El calvo desapareció, o lo hicieron desaparecer, y con él se esfumó la magia que envolvía los anuncios televisivos de la Lotería de Navidad. Los creativos optaron entonces por anuncios protagonizados por niños, una fórmula que suele funcionar cuando se trata de productos asociados a la Navidad. Pero no fue así, seguíamos echando de menos a nuestro tío el calvo. Así que los publicistas, en connivencia con los directivos de Loterías y Apuestas del Estado, decidieron perpetrar ese atentado audiovisual que fue el spot del año pasado, que más allá de las risas que provocó y de las perversiones que circularon por las redes sociales, se convirtió en una desoladora metáfora del país. Era cómicamente triste, tristemente cómico, porque subyacía un mensaje que tocaba la médula de este país. Cinco artistas de primera fila, dos de ellos aparecían prácticamente decrépitos, que cantaban ante un inmenso árbol navideño en la plaza de un pequeño pueblo mientras los lugareños corrían a escucharlos. El fulgor y la grandiosidad venidos a menos, el lujo cutre, el querer ser y no poder serlo y en su lugar aparentarlo, la antigua gloria empequeñecida hasta rozar lo ridículo. Y aquello transmitía una sensación de inexplicable desolación, el anuncio era un espejo que reflejaba un país en proceso degenerativo, casi terminal, tras haber vivido en una burbuja de lujo, derroche y crecimiento ficticio sobre la especulación y el dinero exprés. Un país que se desgañitaba por cantar como antes sin reparar en que tenía la voz arrasada. Aquel esperpento audiovisual era producto del esperpento nacional.

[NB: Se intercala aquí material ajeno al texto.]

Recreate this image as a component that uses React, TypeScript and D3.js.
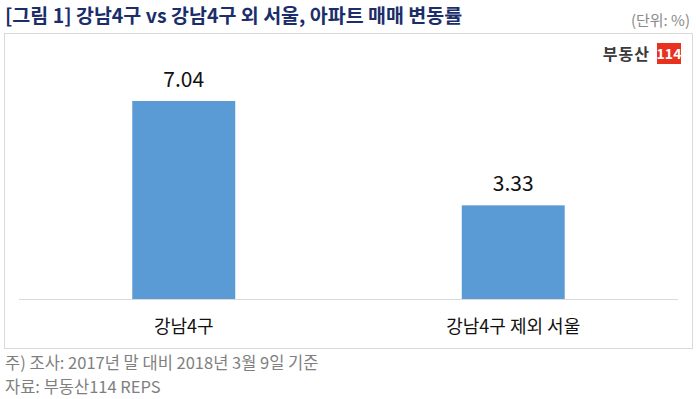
import { useEffect, useRef } from "react";
import * as d3 from "d3";

const categories = ["강남4구", "강남4구 제외 서울"];
const values = [7.04, 3.33];
const title = "[그림 1] 강남4구 vs 강남4구 외 서울, 아파트 매매 변동률";
const unitLabel = "(단위: %)";
const notes = ["주) 조사: 2017년 말 대비 2018년 3월 9일 기준", "자료: 부동산114 REPS"];

const FONT = "'Noto Sans CJK KR', 'Noto Sans', sans-serif";

export default function App() {
    const ref = useRef<SVGSVGElement>(null);

    useEffect(() => {
        const svg = d3.select(ref.current);
        svg.selectAll("*").remove();

        const width = 696, height = 399;
        const margin = { left: 19, right: 18, base: 299, top: 74 };

        // title and unit
        svg.append("text")
            .attr("x", 5).attr("y", 23)
            .attr("font-size", 19.5).attr("font-weight", "bold")
            .attr("fill", "#1b2e6a")
            .text(title);
        svg.append("text")
            .attr("x", 690).attr("y", 26)
            .attr("text-anchor", "end")
            .attr("font-size", 15).attr("fill", "#8a8a8a")
            .text(unitLabel);

        // chart frame
        svg.append("rect")
            .attr("x", 4.5).attr("y", 33.5)
            .attr("width", 688).attr("height", 315)
            .attr("fill", "white").attr("stroke", "#d9d9d9");

        // logo
        svg.append("text")
            .attr("x", 650).attr("y", 60)
            .attr("text-anchor", "end")
            .attr("font-size", 16).attr("font-weight", "bold")
            .attr("letter-spacing", 1)
            .attr("fill", "#3a3a3a")
            .text("부동산");
        svg.append("rect")
            .attr("x", 657).attr("y", 43)
            .attr("width", 24).attr("height", 21)
            .attr("fill", "#e8311f");
        svg.append("text")
            .attr("x", 669).attr("y", 59)
            .attr("text-anchor", "middle")
            .attr("font-size", 14).attr("font-weight", "bold")
            .attr("fill", "white")
            .text("114");

        const x = d3.scaleBand()
            .domain(categories)
            .range([margin.left, width - margin.right]);

        const y = d3.scaleLinear()
            .domain([0, 8])
            .range([margin.base, margin.top]);

        const barW = x.bandwidth() * 0.3125;

        svg.append("g")
            .selectAll("rect")
            .data(categories)
            .join("rect")
            .attr("x", (d) => x(d)! + (x.bandwidth() - barW) / 2)
            .attr("y", (d, i) => y(values[i]))
            .attr("width", barW)
            .attr("height", (d, i) => y(0) - y(values[i]))
            .attr("fill", "#5b9bd5");

        // value labels
        svg.append("g")
            .selectAll("text")
            .data(categories)
            .join("text")
            .attr("x", (d) => x(d)! + x.bandwidth() / 2)
            .attr("y", (d, i) => y(values[i]) - 14)
            .attr("text-anchor", "middle")
            .attr("font-size", 21)
            .attr("fill", "#111")
            .text((d, i) => values[i].toFixed(2));

        // baseline
        svg.append("line")
            .attr("x1", margin.left).attr("x2", width - margin.right)
            .attr("y1", margin.base + 0.5).attr("y2", margin.base + 0.5)
            .attr("stroke", "#d9d9d9");

        // category labels
        svg.append("g")
            .selectAll("text")
            .data(categories)
            .join("text")
            .attr("x", (d) => x(d)! + x.bandwidth() / 2)
            .attr("y", 333)
            .attr("text-anchor", "middle")
            .attr("font-size", 18)
            .attr("fill", "#111")
            .text((d) => d);

        // notes
        svg.append("g")
            .selectAll("text")
            .data(notes)
            .join("text")
            .attr("x", 5)
            .attr("y", (d, i) => 369 + i * 24)
            .attr("font-size", 16.5)
            .attr("fill", "#7f7f7f")
            .text((d) => d);
    }, []);

    return (
        <svg ref={ref} width={696} height={399}
            style={{ position: "absolute", left: 0, top: 0, fontFamily: FONT, background: "white" }} />
    );
}
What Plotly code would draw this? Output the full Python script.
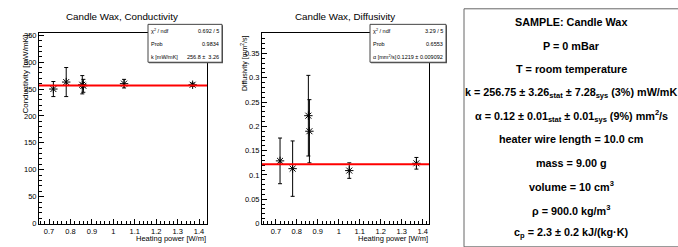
import plotly.graph_objects as go

# ---- data ----
power = [0.72, 0.78, 0.855, 0.86, 1.05, 1.37]
conductivity = [250, 263, 258, 256, 260, 258]
conductivity_err = [14, 27, 17, 12, 8, 3]
diffusivity = [0.129, 0.113, 0.222, 0.190, 0.109, 0.124]
diffusivity_err = [0.047, 0.057, 0.083, 0.065, 0.016, 0.012]
k_fit = 256.8
alpha_fit = 0.1219

stats1 = [("χ<sup>2</sup> / ndf", "0.692 / 5"), ("Prob", "0.9834"), ("k [mW/mK]", "256.8 ±  3.26")]
stats2 = [("χ<sup>2</sup> / ndf", "3.29 / 5"), ("Prob", "0.6553"), ("α [mm<sup>2</sup>/s]", "0.1219 ± 0.009092")]
info_lines = [
    "SAMPLE: Candle Wax",
    "P = 0 mBar",
    "T = room temperature",
    "k = 256.75 ± 3.26<sub>stat</sub> ± 7.28<sub>sys</sub> (3%) mW/mK",
    "α = 0.12 ± 0.01<sub>stat</sub> ± 0.01<sub>sys</sub> (9%) mm<sup>2</sup>/s",
    "heater wire length = 10.0 cm",
    "mass = 9.00 g",
    "volume = 10 cm<sup>3</sup>",
    "ρ = 900.0 kg/m<sup>3</sup>",
    "c<sub>p</sub> = 2.3 ± 0.2 kJ/(kg·K)",
]

W, H = 678, 247
FONT = "Liberation Sans, Arial, sans-serif"

def px(x):
    return x / W

def py(y):
    return (H - y) / H

fig = go.Figure()

for data, err, xa, ya in [(conductivity, conductivity_err, "x", "y"),
                          (diffusivity, diffusivity_err, "x2", "y2")]:
    fig.add_trace(go.Scatter(
        x=power, y=data, mode="markers", xaxis=xa, yaxis=ya,
        marker=dict(symbol="asterisk-open", size=7, color="black",
                    line=dict(width=1, color="black")),
        error_y=dict(type="data", array=err, color="black", thickness=1, width=2),
        showlegend=False, hoverinfo="skip"))

axis_common = dict(showline=True, linecolor="black", linewidth=1, mirror=True,
                   ticks="inside", ticklen=5, tickcolor="black", showgrid=False,
                   zeroline=False, tickfont=dict(family=FONT, size=7.5, color="black"))

fig.update_layout(
    width=W, height=H, margin=dict(l=0, r=0, t=0, b=0),
    paper_bgcolor="white", plot_bgcolor="white",
    xaxis=dict(domain=[px(39), px(207)], range=[0.653, 1.437], anchor="y",
               dtick=0.1, tick0=0.7,
               minor=dict(dtick=0.02, ticks="inside", ticklen=2.5, tickcolor="black"),
               **axis_common),
    yaxis=dict(domain=[py(228), py(32)], range=[0, 354], anchor="x",
               dtick=50, minor=dict(dtick=10, ticks="inside", ticklen=2.5, tickcolor="black"),
               **axis_common),
    xaxis2=dict(domain=[px(262), px(429)], range=[0.634, 1.43], anchor="y2",
                dtick=0.1, tick0=0.7,
                minor=dict(dtick=0.02, ticks="inside", ticklen=2.5, tickcolor="black"),
                **axis_common),
    yaxis2=dict(domain=[py(228), py(32)], range=[0, 0.392], anchor="x2",
                dtick=0.05, minor=dict(dtick=0.01, ticks="inside", ticklen=2.5, tickcolor="black"),
                **axis_common),
)

# fit lines
fig.add_shape(type="line", xref="x domain", yref="y", x0=0, x1=1, y0=k_fit, y1=k_fit,
              line=dict(color="red", width=2))
fig.add_shape(type="line", xref="x2 domain", yref="y2", x0=0, x1=1, y0=alpha_fit, y1=alpha_fit,
              line=dict(color="red", width=2))

def note(text, x, y, size, xanchor="center", yanchor="middle", angle=0):
    fig.add_annotation(text=text, x=px(x), y=py(y), xref="paper", yref="paper",
                       xanchor=xanchor, yanchor=yanchor, textangle=angle, showarrow=False,
                       borderpad=0,
                       font=dict(family=FONT, size=size, color="black"))

# titles
note("Candle Wax, Conductivity", 122, 15, 9.8)
note("Candle Wax, Diffusivity", 345, 15, 9.8)

# axis titles
for xr in (207, 429):
    note("Heating power [W/m]", xr, 243.5, 7.5, xanchor="right")
note("Conductivity [mW/mK]", 26, 33, 8, yanchor="top", angle=-90)
note("Diffusivity [mm<sup>2</sup>/s]", 244, 33, 7, yanchor="top", angle=-90)

# stats boxes
for (x0, x1), stats in [((148, 222), stats1), ((370, 446), stats2)]:
    fig.add_shape(type="rect", xref="paper", yref="paper",
                  x0=px(x0 + 1), x1=px(x1 + 1), y0=py(63), y1=py(24),
                  fillcolor="#555", line=dict(width=0), layer="above")
    fig.add_shape(type="rect", xref="paper", yref="paper",
                  x0=px(x0), x1=px(x1), y0=py(62), y1=py(23),
                  fillcolor="white", line=dict(color="#444", width=1), layer="above")
    for i, (lab, val) in enumerate(stats):
        yy = 29.5 + 13.5 * i
        note(lab, x0 + 2, yy, 5.5, xanchor="left")
        note(val, x1 - 2, yy, 5.5, xanchor="right")

# info panel
fig.add_shape(type="rect", xref="paper", yref="paper", x0=px(464), x1=px(W + 5),
              y0=py(H + 5), y1=py(7), fillcolor="white", line=dict(color="#666", width=1))
for i, line in enumerate(info_lines):
    note("<b>" + line + "</b>", 571, 21 + 24.1 * i, 10.8)

fig.write_html("out.html", config={"displayModeBar": False},
               post_script="document.body.style.margin='0';")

Este año han querido darnos un baño de cruda realidad aliñada con gotas de bonhomía y solidaridad. El spot de la Lotería es una historia lacrimógena que, de nuevo, se erige en metáfora de una sociedad a la deriva que genera cachondeo. Porque no me dirán que no han pensado que eso no pasa en España, que es ciencia ficción que a uno le guarden el décimo sabiendo que está premiado. Y no es que los españoles seamos malpensados, es que nos han enseñado a pensar mal. La realidad que nos rodea y las informaciones que surgen a diario sobre la corrupción y las injusticias sociales hacen que pensemos mal, que no nos fiemos ni siquiera de la ficción de un anuncio. Nos han engañado tanto, y siguen haciéndolo –la comparecencia del presidente Rajoy con sus medidas de regeneración y transparencia es la última muestra-, que han agotado nuestra candidez ciudadana. Qué quieren que les diga, en el interior del Bar Antonio yo veo saltando y celebrando el pelotazo con champán a Urdangarín y Cristina, a los de la Gurtel y los ERE, al pequeño Nicolás, a los banqueros rescatados, a los de las tarjetas black, a Monago, a Granados y a una ristra de sinvergüenzas y mentirosos victoriosos, mientras el resto de españolitos nos dejamos caer vencidos y desesperados junto a Manuel en la barra del bar y pedimos un miserable café. Pero lo más cruel de esta metáfora hecha anuncio es que sabemos que en la España real y corrompida el camarero nos dará el sobre con un décimo no premiado y con la factura de los décimos premiados de los que celebran a nuestras espaldas el pelotazo. Y con Manuel lloramos no de emoción, sino de rabia e impotencia.

Echo de menos al calvo, por lo menos regresaba cada año a vendernos una ilusión pasajera, tanto como el humo dorado que salía de su mano al soplar. Hoy no hace falta que sea Navidad para que a diario nos vendan humo.